Output the material word for word. Leave each picture out.

══════════════════════════════

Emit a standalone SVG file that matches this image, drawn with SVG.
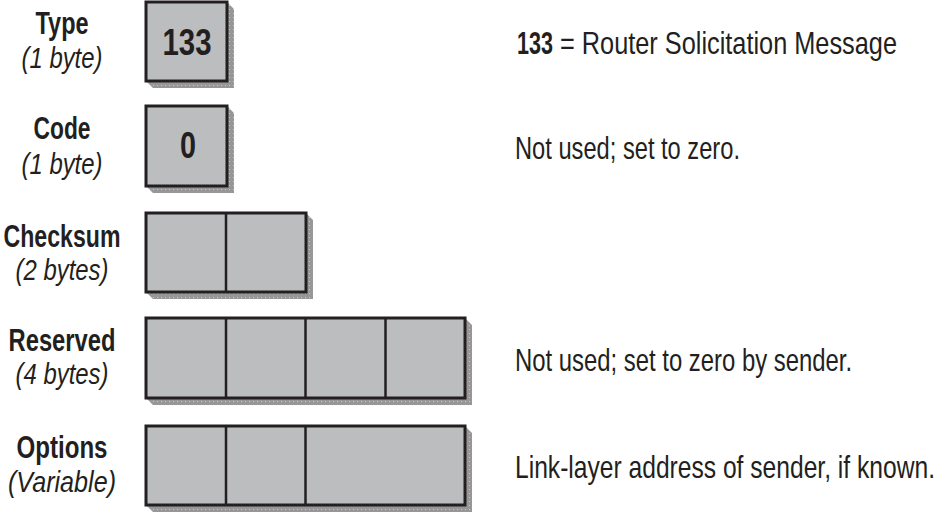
<svg xmlns="http://www.w3.org/2000/svg" width="939" height="513" viewBox="0 0 939 513">
<defs>
<pattern id="dots" width="4" height="4" patternUnits="userSpaceOnUse">
<rect width="4" height="4" fill="#979797"/>
<rect x="1" y="1" width="1" height="1" fill="#c8c8c8"/>
</pattern>
</defs>
<style>
text{font-family:"Liberation Sans",Arial,sans-serif;fill:#231f20}
.lb{font-weight:bold;font-size:31px;text-anchor:middle}
.li{font-style:italic;font-size:29px;text-anchor:middle}
.desc{font-size:32px}
.val{font-weight:bold;font-size:37px;text-anchor:middle}
.cell{fill:#bcbdbf;stroke:#231f20;stroke-width:3}
.div{stroke:#231f20;stroke-width:2.5}
.sh{fill:url(#dots)}
</style>
<rect width="939" height="513" fill="#ffffff"/>

<g id="type">
<text class="lb" x="62" y="34" textLength="53" lengthAdjust="spacingAndGlyphs">Type</text>
<text class="li" x="62" y="68" textLength="81" lengthAdjust="spacingAndGlyphs">(1 byte)</text>
<polygon class="sh" points="227,2 234,9 234,88 153,88 146,81 227,81"/>
<rect class="cell" x="146" y="2" width="81" height="79"/>
<text class="val" x="187" y="55" textLength="49" lengthAdjust="spacingAndGlyphs">133</text>
<text class="desc" font-weight="bold" transform="translate(517 54) scale(0.675 1)" textLength="53.3" lengthAdjust="spacingAndGlyphs">133</text>
<text class="desc" transform="translate(560 54) scale(0.791 1)" textLength="426" lengthAdjust="spacingAndGlyphs">= Router Solicitation Message</text>
</g>

<g id="code">
<text class="lb" x="62" y="139" textLength="57" lengthAdjust="spacingAndGlyphs">Code</text>
<text class="li" x="62" y="174" textLength="81" lengthAdjust="spacingAndGlyphs">(1 byte)</text>
<polygon class="sh" points="227,106 234,113 234,193 153,193 146,186 227,186"/>
<rect class="cell" x="146" y="106" width="81" height="80"/>
<text class="val" x="188" y="158" textLength="16" lengthAdjust="spacingAndGlyphs">0</text>
<text class="desc" transform="translate(515 159) scale(0.74 1)" textLength="304" lengthAdjust="spacingAndGlyphs">Not used; set to zero.</text>
</g>

<g id="checksum">
<text class="lb" x="62" y="247" textLength="117" lengthAdjust="spacingAndGlyphs">Checksum</text>
<text class="li" x="62" y="280" textLength="93" lengthAdjust="spacingAndGlyphs">(2 bytes)</text>
<polygon class="sh" points="306,213 313,220 313,299 153,299 146,292 306,292"/>
<rect class="cell" x="146" y="213" width="160" height="79"/>
<line class="div" x1="226" y1="213" x2="226" y2="292"/>
</g>

<g id="reserved">
<text class="lb" x="62" y="351" textLength="107" lengthAdjust="spacingAndGlyphs">Reserved</text>
<text class="li" x="62" y="384" textLength="93" lengthAdjust="spacingAndGlyphs">(4 bytes)</text>
<polygon class="sh" points="465,318 472,325 472,405 153,405 146,398 465,398"/>
<rect class="cell" x="146" y="318" width="319" height="80"/>
<line class="div" x1="226" y1="318" x2="226" y2="398"/>
<line class="div" x1="305.5" y1="318" x2="305.5" y2="398"/>
<line class="div" x1="385.5" y1="318" x2="385.5" y2="398"/>
<text class="desc" transform="translate(515 371) scale(0.743 1)" textLength="453.6" lengthAdjust="spacingAndGlyphs">Not used; set to zero by sender.</text>
</g>

<g id="options">
<text class="lb" x="62" y="458" textLength="91" lengthAdjust="spacingAndGlyphs">Options</text>
<text class="li" x="62" y="492" textLength="108" lengthAdjust="spacingAndGlyphs">(Variable)</text>
<polygon class="sh" points="465,426 472,433 472,512 153,512 146,505 465,505"/>
<rect class="cell" x="146" y="426" width="319" height="79"/>
<line class="div" x1="226" y1="426" x2="226" y2="505"/>
<line class="div" x1="305.5" y1="426" x2="305.5" y2="505"/>
<text class="desc" transform="translate(515 478) scale(0.767 1)" textLength="547.6" lengthAdjust="spacingAndGlyphs">Link-layer address of sender, if known.</text>
</g>

<g id="connectors"/>
</svg>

══════════════════════════════

Solution to the exercise:
Emit a standalone SVG file that matches this image, drawn with SVG.
<svg xmlns="http://www.w3.org/2000/svg" width="939" height="513" viewBox="0 0 939 513">
<defs>
<pattern id="dots" width="4" height="4" patternUnits="userSpaceOnUse">
<rect width="4" height="4" fill="#979797"/>
<rect x="1" y="1" width="1" height="1" fill="#c8c8c8"/>
</pattern>
</defs>
<style>
text{font-family:"Liberation Sans",Arial,sans-serif;fill:#231f20}
.lb{font-weight:bold;font-size:31px;text-anchor:middle}
.li{font-style:italic;font-size:29px;text-anchor:middle}
.desc{font-size:32px}
.val{font-weight:bold;font-size:37px;text-anchor:middle}
.cell{fill:#bcbdbf;stroke:#231f20;stroke-width:3}
.div{stroke:#231f20;stroke-width:2.5}
.sh{fill:url(#dots)}
</style>
<rect width="939" height="513" fill="#ffffff"/>

<g id="type">
<text class="lb" x="62" y="34" textLength="53" lengthAdjust="spacingAndGlyphs">Type</text>
<text class="li" x="62" y="68" textLength="81" lengthAdjust="spacingAndGlyphs">(1 byte)</text>
<polygon class="sh" points="227,2 234,9 234,88 153,88 146,81 227,81"/>
<rect class="cell" x="146" y="2" width="81" height="79"/>
<text class="val" x="187" y="55" textLength="49" lengthAdjust="spacingAndGlyphs">133</text>
<text class="desc" font-weight="bold" transform="translate(517 54) scale(0.675 1)" textLength="53.3" lengthAdjust="spacingAndGlyphs">133</text>
<text class="desc" transform="translate(560 54) scale(0.791 1)" textLength="426" lengthAdjust="spacingAndGlyphs">= Router Solicitation Message</text>
</g>

<g id="code">
<text class="lb" x="62" y="139" textLength="57" lengthAdjust="spacingAndGlyphs">Code</text>
<text class="li" x="62" y="174" textLength="81" lengthAdjust="spacingAndGlyphs">(1 byte)</text>
<polygon class="sh" points="227,106 234,113 234,193 153,193 146,186 227,186"/>
<rect class="cell" x="146" y="106" width="81" height="80"/>
<text class="val" x="188" y="158" textLength="16" lengthAdjust="spacingAndGlyphs">0</text>
<text class="desc" transform="translate(515 159) scale(0.74 1)" textLength="304" lengthAdjust="spacingAndGlyphs">Not used; set to zero.</text>
</g>

<g id="checksum">
<text class="lb" x="62" y="247" textLength="117" lengthAdjust="spacingAndGlyphs">Checksum</text>
<text class="li" x="62" y="280" textLength="93" lengthAdjust="spacingAndGlyphs">(2 bytes)</text>
<polygon class="sh" points="306,213 313,220 313,299 153,299 146,292 306,292"/>
<rect class="cell" x="146" y="213" width="160" height="79"/>
<line class="div" x1="226" y1="213" x2="226" y2="292"/>
</g>

<g id="reserved">
<text class="lb" x="62" y="351" textLength="107" lengthAdjust="spacingAndGlyphs">Reserved</text>
<text class="li" x="62" y="384" textLength="93" lengthAdjust="spacingAndGlyphs">(4 bytes)</text>
<polygon class="sh" points="465,318 472,325 472,405 153,405 146,398 465,398"/>
<rect class="cell" x="146" y="318" width="319" height="80"/>
<line class="div" x1="226" y1="318" x2="226" y2="398"/>
<line class="div" x1="305.5" y1="318" x2="305.5" y2="398"/>
<line class="div" x1="385.5" y1="318" x2="385.5" y2="398"/>
<text class="desc" transform="translate(515 371) scale(0.743 1)" textLength="453.6" lengthAdjust="spacingAndGlyphs">Not used; set to zero by sender.</text>
</g>

<g id="options">
<text class="lb" x="62" y="458" textLength="91" lengthAdjust="spacingAndGlyphs">Options</text>
<text class="li" x="62" y="492" textLength="108" lengthAdjust="spacingAndGlyphs">(Variable)</text>
<polygon class="sh" points="465,426 472,433 472,512 153,512 146,505 465,505"/>
<rect class="cell" x="146" y="426" width="319" height="79"/>
<line class="div" x1="226" y1="426" x2="226" y2="505"/>
<line class="div" x1="305.5" y1="426" x2="305.5" y2="505"/>
<text class="desc" transform="translate(515 478) scale(0.767 1)" textLength="547.6" lengthAdjust="spacingAndGlyphs">Link-layer address of sender, if known.</text>
</g>

<g id="connectors"/>
</svg>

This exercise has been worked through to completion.